[Data]
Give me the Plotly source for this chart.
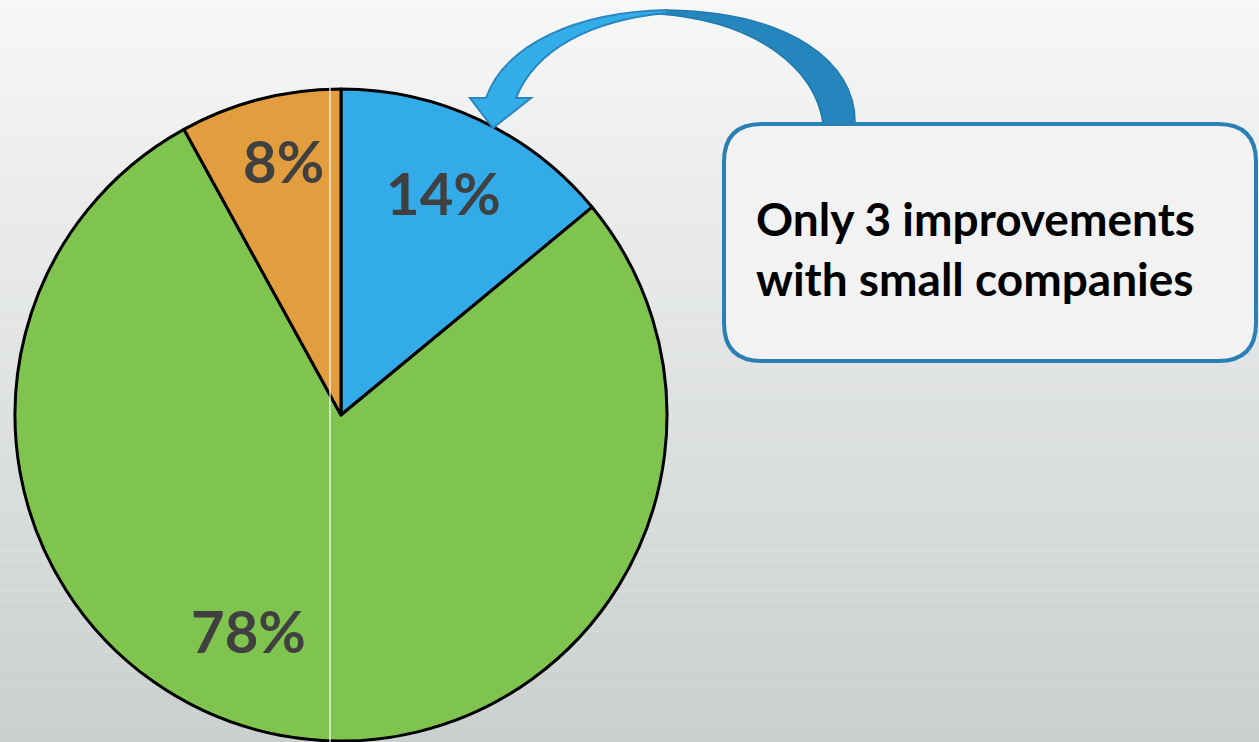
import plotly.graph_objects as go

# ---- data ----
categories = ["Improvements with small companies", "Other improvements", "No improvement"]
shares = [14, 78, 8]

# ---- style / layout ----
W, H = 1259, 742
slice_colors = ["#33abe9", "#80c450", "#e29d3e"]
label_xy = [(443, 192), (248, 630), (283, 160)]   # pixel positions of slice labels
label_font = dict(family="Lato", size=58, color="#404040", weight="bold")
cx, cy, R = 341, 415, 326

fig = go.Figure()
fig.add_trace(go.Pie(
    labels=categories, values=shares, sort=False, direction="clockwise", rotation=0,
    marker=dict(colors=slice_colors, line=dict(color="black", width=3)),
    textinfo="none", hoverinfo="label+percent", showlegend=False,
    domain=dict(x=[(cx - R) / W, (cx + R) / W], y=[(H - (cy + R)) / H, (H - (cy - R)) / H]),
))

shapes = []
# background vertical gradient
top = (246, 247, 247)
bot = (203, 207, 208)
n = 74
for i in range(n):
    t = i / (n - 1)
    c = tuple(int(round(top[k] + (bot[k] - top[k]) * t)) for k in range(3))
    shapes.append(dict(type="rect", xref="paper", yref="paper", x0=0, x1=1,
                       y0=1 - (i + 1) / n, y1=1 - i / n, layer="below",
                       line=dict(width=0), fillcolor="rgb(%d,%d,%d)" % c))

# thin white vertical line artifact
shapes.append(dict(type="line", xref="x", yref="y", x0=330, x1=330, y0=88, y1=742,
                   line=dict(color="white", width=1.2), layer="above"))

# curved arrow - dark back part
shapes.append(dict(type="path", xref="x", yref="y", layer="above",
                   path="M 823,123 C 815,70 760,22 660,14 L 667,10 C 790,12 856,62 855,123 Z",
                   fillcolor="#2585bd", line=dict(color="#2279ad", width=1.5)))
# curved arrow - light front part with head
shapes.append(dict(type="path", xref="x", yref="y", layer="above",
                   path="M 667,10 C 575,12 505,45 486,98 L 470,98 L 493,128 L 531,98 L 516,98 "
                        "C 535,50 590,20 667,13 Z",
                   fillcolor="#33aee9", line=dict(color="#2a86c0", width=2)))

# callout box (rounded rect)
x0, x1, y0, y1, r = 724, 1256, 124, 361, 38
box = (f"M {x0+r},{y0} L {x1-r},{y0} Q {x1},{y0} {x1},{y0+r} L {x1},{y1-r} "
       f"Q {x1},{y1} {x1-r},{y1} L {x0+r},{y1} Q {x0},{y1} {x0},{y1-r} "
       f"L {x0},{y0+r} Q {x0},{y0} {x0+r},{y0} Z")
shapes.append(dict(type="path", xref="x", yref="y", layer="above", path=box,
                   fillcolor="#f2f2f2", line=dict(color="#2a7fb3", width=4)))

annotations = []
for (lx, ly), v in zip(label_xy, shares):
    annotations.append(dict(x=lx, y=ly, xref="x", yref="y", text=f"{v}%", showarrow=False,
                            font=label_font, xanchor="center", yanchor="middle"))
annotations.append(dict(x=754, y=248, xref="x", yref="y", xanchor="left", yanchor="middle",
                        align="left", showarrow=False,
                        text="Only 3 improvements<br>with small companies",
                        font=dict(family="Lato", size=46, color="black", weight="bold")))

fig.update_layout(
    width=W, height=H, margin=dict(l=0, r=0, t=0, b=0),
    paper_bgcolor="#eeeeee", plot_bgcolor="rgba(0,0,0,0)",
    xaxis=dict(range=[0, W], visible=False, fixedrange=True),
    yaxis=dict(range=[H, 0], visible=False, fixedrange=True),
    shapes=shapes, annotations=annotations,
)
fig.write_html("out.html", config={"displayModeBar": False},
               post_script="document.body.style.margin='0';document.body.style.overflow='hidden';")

[What to produce]
Print out the material word for word, omitting the pictures.

[Correct result]
Give me the Plotly source for this chart.
import plotly.graph_objects as go

# ---- data ----
categories = ["Improvements with small companies", "Other improvements", "No improvement"]
shares = [14, 78, 8]

# ---- style / layout ----
W, H = 1259, 742
slice_colors = ["#33abe9", "#80c450", "#e29d3e"]
label_xy = [(443, 192), (248, 630), (283, 160)]   # pixel positions of slice labels
label_font = dict(family="Lato", size=58, color="#404040", weight="bold")
cx, cy, R = 341, 415, 326

fig = go.Figure()
fig.add_trace(go.Pie(
    labels=categories, values=shares, sort=False, direction="clockwise", rotation=0,
    marker=dict(colors=slice_colors, line=dict(color="black", width=3)),
    textinfo="none", hoverinfo="label+percent", showlegend=False,
    domain=dict(x=[(cx - R) / W, (cx + R) / W], y=[(H - (cy + R)) / H, (H - (cy - R)) / H]),
))

shapes = []
# background vertical gradient
top = (246, 247, 247)
bot = (203, 207, 208)
n = 74
for i in range(n):
    t = i / (n - 1)
    c = tuple(int(round(top[k] + (bot[k] - top[k]) * t)) for k in range(3))
    shapes.append(dict(type="rect", xref="paper", yref="paper", x0=0, x1=1,
                       y0=1 - (i + 1) / n, y1=1 - i / n, layer="below",
                       line=dict(width=0), fillcolor="rgb(%d,%d,%d)" % c))

# thin white vertical line artifact
shapes.append(dict(type="line", xref="x", yref="y", x0=330, x1=330, y0=88, y1=742,
                   line=dict(color="white", width=1.2), layer="above"))

# curved arrow - dark back part
shapes.append(dict(type="path", xref="x", yref="y", layer="above",
                   path="M 823,123 C 815,70 760,22 660,14 L 667,10 C 790,12 856,62 855,123 Z",
                   fillcolor="#2585bd", line=dict(color="#2279ad", width=1.5)))
# curved arrow - light front part with head
shapes.append(dict(type="path", xref="x", yref="y", layer="above",
                   path="M 667,10 C 575,12 505,45 486,98 L 470,98 L 493,128 L 531,98 L 516,98 "
                        "C 535,50 590,20 667,13 Z",
                   fillcolor="#33aee9", line=dict(color="#2a86c0", width=2)))

# callout box (rounded rect)
x0, x1, y0, y1, r = 724, 1256, 124, 361, 38
box = (f"M {x0+r},{y0} L {x1-r},{y0} Q {x1},{y0} {x1},{y0+r} L {x1},{y1-r} "
       f"Q {x1},{y1} {x1-r},{y1} L {x0+r},{y1} Q {x0},{y1} {x0},{y1-r} "
       f"L {x0},{y0+r} Q {x0},{y0} {x0+r},{y0} Z")
shapes.append(dict(type="path", xref="x", yref="y", layer="above", path=box,
                   fillcolor="#f2f2f2", line=dict(color="#2a7fb3", width=4)))

annotations = []
for (lx, ly), v in zip(label_xy, shares):
    annotations.append(dict(x=lx, y=ly, xref="x", yref="y", text=f"{v}%", showarrow=False,
                            font=label_font, xanchor="center", yanchor="middle"))
annotations.append(dict(x=754, y=248, xref="x", yref="y", xanchor="left", yanchor="middle",
                        align="left", showarrow=False,
                        text="Only 3 improvements<br>with small companies",
                        font=dict(family="Lato", size=46, color="black", weight="bold")))

fig.update_layout(
    width=W, height=H, margin=dict(l=0, r=0, t=0, b=0),
    paper_bgcolor="#eeeeee", plot_bgcolor="rgba(0,0,0,0)",
    xaxis=dict(range=[0, W], visible=False, fixedrange=True),
    yaxis=dict(range=[H, 0], visible=False, fixedrange=True),
    shapes=shapes, annotations=annotations,
)
fig.write_html("out.html", config={"displayModeBar": False},
               post_script="document.body.style.margin='0';document.body.style.overflow='hidden';")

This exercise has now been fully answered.